Restate the material word for word and leave out anything that is a picture.

Data provided:
((

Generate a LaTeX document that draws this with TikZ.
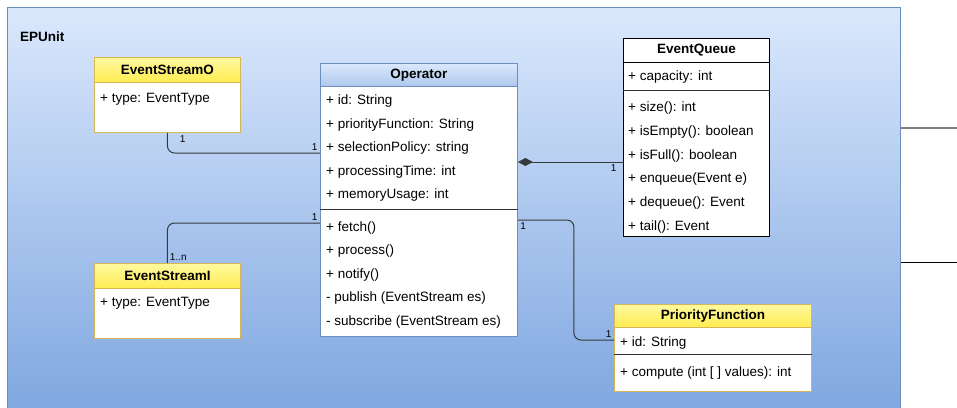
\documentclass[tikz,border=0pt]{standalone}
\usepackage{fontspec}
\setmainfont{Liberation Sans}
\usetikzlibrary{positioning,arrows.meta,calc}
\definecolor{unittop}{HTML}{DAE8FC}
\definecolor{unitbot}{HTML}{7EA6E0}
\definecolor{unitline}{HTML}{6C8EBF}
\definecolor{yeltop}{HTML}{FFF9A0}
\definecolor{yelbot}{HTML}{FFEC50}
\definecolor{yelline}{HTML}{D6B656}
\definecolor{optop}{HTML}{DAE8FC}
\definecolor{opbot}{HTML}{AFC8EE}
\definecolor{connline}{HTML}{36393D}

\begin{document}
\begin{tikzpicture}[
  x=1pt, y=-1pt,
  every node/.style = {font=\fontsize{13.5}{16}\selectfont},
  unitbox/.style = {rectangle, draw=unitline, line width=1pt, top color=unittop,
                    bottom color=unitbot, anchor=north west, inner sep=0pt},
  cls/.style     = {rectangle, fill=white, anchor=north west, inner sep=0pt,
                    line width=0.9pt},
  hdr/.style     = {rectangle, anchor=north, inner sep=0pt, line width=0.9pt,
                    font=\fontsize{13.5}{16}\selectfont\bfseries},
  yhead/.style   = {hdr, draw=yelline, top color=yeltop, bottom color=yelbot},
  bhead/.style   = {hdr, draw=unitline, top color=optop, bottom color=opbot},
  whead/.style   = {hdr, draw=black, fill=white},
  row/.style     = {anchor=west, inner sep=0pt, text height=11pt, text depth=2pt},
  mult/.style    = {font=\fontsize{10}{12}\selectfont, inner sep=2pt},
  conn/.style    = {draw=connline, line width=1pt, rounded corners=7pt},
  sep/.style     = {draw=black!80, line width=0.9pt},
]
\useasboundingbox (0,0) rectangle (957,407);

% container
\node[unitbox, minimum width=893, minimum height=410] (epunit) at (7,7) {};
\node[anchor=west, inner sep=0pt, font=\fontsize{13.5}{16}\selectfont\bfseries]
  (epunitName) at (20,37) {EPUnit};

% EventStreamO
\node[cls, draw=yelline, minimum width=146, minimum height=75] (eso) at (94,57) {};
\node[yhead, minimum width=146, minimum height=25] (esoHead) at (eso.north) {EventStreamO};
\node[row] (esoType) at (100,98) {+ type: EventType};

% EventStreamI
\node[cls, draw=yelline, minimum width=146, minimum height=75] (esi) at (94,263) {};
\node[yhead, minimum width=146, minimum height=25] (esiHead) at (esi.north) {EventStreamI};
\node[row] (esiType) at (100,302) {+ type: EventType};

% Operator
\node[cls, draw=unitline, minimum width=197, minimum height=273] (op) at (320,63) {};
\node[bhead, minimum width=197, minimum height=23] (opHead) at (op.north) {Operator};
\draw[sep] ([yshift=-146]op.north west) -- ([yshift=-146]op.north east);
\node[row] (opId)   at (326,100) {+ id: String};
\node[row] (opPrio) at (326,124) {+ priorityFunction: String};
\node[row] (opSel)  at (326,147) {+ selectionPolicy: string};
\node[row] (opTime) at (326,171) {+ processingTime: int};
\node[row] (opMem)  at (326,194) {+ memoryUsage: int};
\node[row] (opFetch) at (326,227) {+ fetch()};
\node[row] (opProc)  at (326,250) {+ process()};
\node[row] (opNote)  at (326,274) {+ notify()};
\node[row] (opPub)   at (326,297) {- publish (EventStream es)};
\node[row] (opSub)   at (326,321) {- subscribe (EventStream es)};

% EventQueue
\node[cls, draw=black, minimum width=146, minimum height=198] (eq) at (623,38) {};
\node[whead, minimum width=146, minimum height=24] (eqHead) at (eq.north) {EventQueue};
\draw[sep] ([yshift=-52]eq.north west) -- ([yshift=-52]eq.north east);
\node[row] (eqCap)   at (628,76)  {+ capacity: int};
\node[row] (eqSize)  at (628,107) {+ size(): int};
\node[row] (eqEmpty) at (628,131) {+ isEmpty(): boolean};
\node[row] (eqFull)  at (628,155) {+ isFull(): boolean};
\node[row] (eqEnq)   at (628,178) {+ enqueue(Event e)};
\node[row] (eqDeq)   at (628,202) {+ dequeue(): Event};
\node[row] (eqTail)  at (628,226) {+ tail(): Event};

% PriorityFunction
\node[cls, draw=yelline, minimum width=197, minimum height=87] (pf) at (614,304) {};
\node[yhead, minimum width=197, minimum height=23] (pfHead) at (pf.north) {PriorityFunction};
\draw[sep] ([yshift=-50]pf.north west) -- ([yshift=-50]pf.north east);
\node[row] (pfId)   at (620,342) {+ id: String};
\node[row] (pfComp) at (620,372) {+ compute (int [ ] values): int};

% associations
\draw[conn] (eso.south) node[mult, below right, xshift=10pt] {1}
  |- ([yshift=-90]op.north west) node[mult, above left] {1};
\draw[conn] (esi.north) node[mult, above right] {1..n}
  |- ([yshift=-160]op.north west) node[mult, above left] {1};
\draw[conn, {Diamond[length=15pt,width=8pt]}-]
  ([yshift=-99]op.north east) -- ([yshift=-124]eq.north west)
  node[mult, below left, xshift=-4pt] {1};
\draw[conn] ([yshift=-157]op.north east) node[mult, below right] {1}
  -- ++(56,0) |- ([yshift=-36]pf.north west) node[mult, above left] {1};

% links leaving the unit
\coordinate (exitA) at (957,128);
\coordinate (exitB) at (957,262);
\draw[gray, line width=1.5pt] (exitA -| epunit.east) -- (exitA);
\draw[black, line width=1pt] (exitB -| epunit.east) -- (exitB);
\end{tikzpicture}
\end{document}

))

Exercise response:
Generate a LaTeX document that draws this with TikZ.
\documentclass[tikz,border=0pt]{standalone}
\usepackage{fontspec}
\setmainfont{Liberation Sans}
\usetikzlibrary{positioning,arrows.meta,calc}
\definecolor{unittop}{HTML}{DAE8FC}
\definecolor{unitbot}{HTML}{7EA6E0}
\definecolor{unitline}{HTML}{6C8EBF}
\definecolor{yeltop}{HTML}{FFF9A0}
\definecolor{yelbot}{HTML}{FFEC50}
\definecolor{yelline}{HTML}{D6B656}
\definecolor{optop}{HTML}{DAE8FC}
\definecolor{opbot}{HTML}{AFC8EE}
\definecolor{connline}{HTML}{36393D}

\begin{document}
\begin{tikzpicture}[
  x=1pt, y=-1pt,
  every node/.style = {font=\fontsize{13.5}{16}\selectfont},
  unitbox/.style = {rectangle, draw=unitline, line width=1pt, top color=unittop,
                    bottom color=unitbot, anchor=north west, inner sep=0pt},
  cls/.style     = {rectangle, fill=white, anchor=north west, inner sep=0pt,
                    line width=0.9pt},
  hdr/.style     = {rectangle, anchor=north, inner sep=0pt, line width=0.9pt,
                    font=\fontsize{13.5}{16}\selectfont\bfseries},
  yhead/.style   = {hdr, draw=yelline, top color=yeltop, bottom color=yelbot},
  bhead/.style   = {hdr, draw=unitline, top color=optop, bottom color=opbot},
  whead/.style   = {hdr, draw=black, fill=white},
  row/.style     = {anchor=west, inner sep=0pt, text height=11pt, text depth=2pt},
  mult/.style    = {font=\fontsize{10}{12}\selectfont, inner sep=2pt},
  conn/.style    = {draw=connline, line width=1pt, rounded corners=7pt},
  sep/.style     = {draw=black!80, line width=0.9pt},
]
\useasboundingbox (0,0) rectangle (957,407);

% container
\node[unitbox, minimum width=893, minimum height=410] (epunit) at (7,7) {};
\node[anchor=west, inner sep=0pt, font=\fontsize{13.5}{16}\selectfont\bfseries]
  (epunitName) at (20,37) {EPUnit};

% EventStreamO
\node[cls, draw=yelline, minimum width=146, minimum height=75] (eso) at (94,57) {};
\node[yhead, minimum width=146, minimum height=25] (esoHead) at (eso.north) {EventStreamO};
\node[row] (esoType) at (100,98) {+ type: EventType};

% EventStreamI
\node[cls, draw=yelline, minimum width=146, minimum height=75] (esi) at (94,263) {};
\node[yhead, minimum width=146, minimum height=25] (esiHead) at (esi.north) {EventStreamI};
\node[row] (esiType) at (100,302) {+ type: EventType};

% Operator
\node[cls, draw=unitline, minimum width=197, minimum height=273] (op) at (320,63) {};
\node[bhead, minimum width=197, minimum height=23] (opHead) at (op.north) {Operator};
\draw[sep] ([yshift=-146]op.north west) -- ([yshift=-146]op.north east);
\node[row] (opId)   at (326,100) {+ id: String};
\node[row] (opPrio) at (326,124) {+ priorityFunction: String};
\node[row] (opSel)  at (326,147) {+ selectionPolicy: string};
\node[row] (opTime) at (326,171) {+ processingTime: int};
\node[row] (opMem)  at (326,194) {+ memoryUsage: int};
\node[row] (opFetch) at (326,227) {+ fetch()};
\node[row] (opProc)  at (326,250) {+ process()};
\node[row] (opNote)  at (326,274) {+ notify()};
\node[row] (opPub)   at (326,297) {- publish (EventStream es)};
\node[row] (opSub)   at (326,321) {- subscribe (EventStream es)};

% EventQueue
\node[cls, draw=black, minimum width=146, minimum height=198] (eq) at (623,38) {};
\node[whead, minimum width=146, minimum height=24] (eqHead) at (eq.north) {EventQueue};
\draw[sep] ([yshift=-52]eq.north west) -- ([yshift=-52]eq.north east);
\node[row] (eqCap)   at (628,76)  {+ capacity: int};
\node[row] (eqSize)  at (628,107) {+ size(): int};
\node[row] (eqEmpty) at (628,131) {+ isEmpty(): boolean};
\node[row] (eqFull)  at (628,155) {+ isFull(): boolean};
\node[row] (eqEnq)   at (628,178) {+ enqueue(Event e)};
\node[row] (eqDeq)   at (628,202) {+ dequeue(): Event};
\node[row] (eqTail)  at (628,226) {+ tail(): Event};

% PriorityFunction
\node[cls, draw=yelline, minimum width=197, minimum height=87] (pf) at (614,304) {};
\node[yhead, minimum width=197, minimum height=23] (pfHead) at (pf.north) {PriorityFunction};
\draw[sep] ([yshift=-50]pf.north west) -- ([yshift=-50]pf.north east);
\node[row] (pfId)   at (620,342) {+ id: String};
\node[row] (pfComp) at (620,372) {+ compute (int [ ] values): int};

% associations
\draw[conn] (eso.south) node[mult, below right, xshift=10pt] {1}
  |- ([yshift=-90]op.north west) node[mult, above left] {1};
\draw[conn] (esi.north) node[mult, above right] {1..n}
  |- ([yshift=-160]op.north west) node[mult, above left] {1};
\draw[conn, {Diamond[length=15pt,width=8pt]}-]
  ([yshift=-99]op.north east) -- ([yshift=-124]eq.north west)
  node[mult, below left, xshift=-4pt] {1};
\draw[conn] ([yshift=-157]op.north east) node[mult, below right] {1}
  -- ++(56,0) |- ([yshift=-36]pf.north west) node[mult, above left] {1};

% links leaving the unit
\coordinate (exitA) at (957,128);
\coordinate (exitB) at (957,262);
\draw[gray, line width=1.5pt] (exitA -| epunit.east) -- (exitA);
\draw[black, line width=1pt] (exitB -| epunit.east) -- (exitB);
\end{tikzpicture}
\end{document}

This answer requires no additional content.